Já o decano Gilmar Mendes afirmou que “não é de hoje que o ministro Alexandre tem sido alvo de críticas infundadas acerca da condução das investigações sob sua responsabilidade”.

“Sempre digo e repito: a atuação do Supremo Tribunal Federal e a de seus ministros não está imune a ponderações, e elas são bem-vindas quando buscam o aperfeiçoamento do nosso proceder jurisdicional e/ou o fortalecimento institucional. No entanto, é imperativo que, em tempos de crises e desafios à nossa democracia, possamos distinguir entre avaliações construtivas e ataques que visam a minar a independência e a integridade das instituições que sustentam o Estado Democrático de Direito”. 

O ministro enfatizou que as notícias falsas registradas nos relatórios do TSE eram públicas e circulavam livremente pelas redes sociais. Desta maneira, não houve quebra de sigilo, tampouco invasão de privacidade.

“Não há nada de irregular nessa atividade de fiscalização, que é feita sem qualquer espécie de provocação. É exatamente o que ocorreu nos eventos recentemente noticiados pela mídia”.

O ministro Flávio Dino, por sua vez, disse durante um evento sobre a regulamentação das redes sociais que Moraes cometeu o “crime gravíssimo” de “cumprir o seu dever”.

"Neste momento, ele [Moraes] é acusado de um crime gravíssimo. Ou seja, cumpriu o seu dever. Em certos parâmetros de organização do mundo, aquele que cumpre o seu dever é atacado e nós estamos, queridos, diante da inusitada situação em que se questiona o exercício de ofício do poder de polícia [do TSE]", destacou.

"Confesso que desde ontem [terça-feira] à noite até aqui não consegui encontrar em que capítulo mais positivo, prefeito, isto viola qualquer tipo de determinação da nossa ordem jurídica.
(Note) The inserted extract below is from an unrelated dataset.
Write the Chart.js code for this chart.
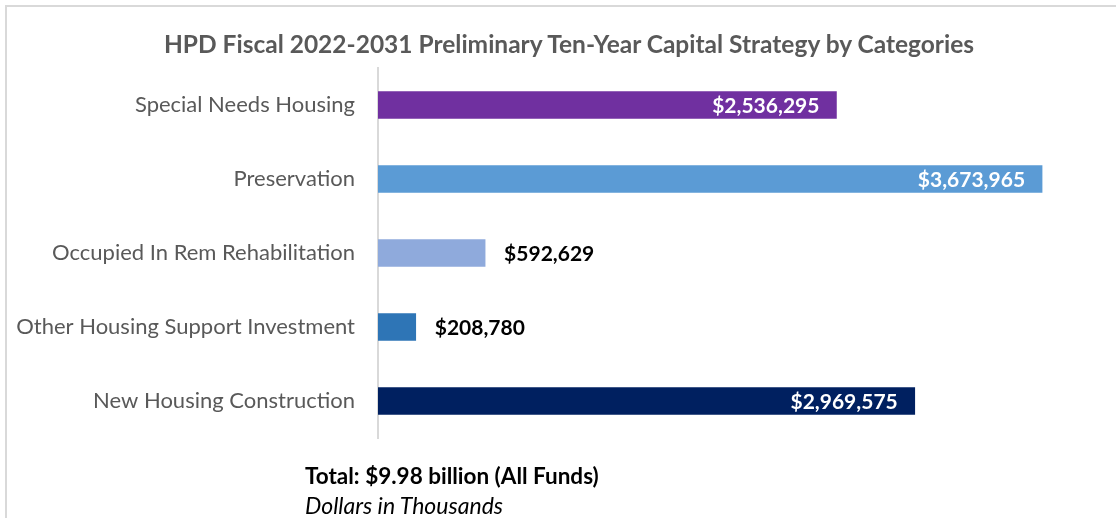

Por isso, ministro Alexandre, sei que vossa excelência caminha absolutamente em paz com a sua consciência", completou o ministro.

O procurador-geral da República, Paulo Gonet, por fim, disse no plenário do STF que o Ministério Público atuou em todos os processos de relatoria de Moraes em que cabia a intervenção da PGR.

“Posso acrescentar que nessas e também em outras tantas oportunidades pude, pessoalmente, verificar as marcas de coragem, diligência, assertividade e retidão nas manifestações, nas decisões e no modo de conduzir o processo do ministro Alexandre de Moraes”.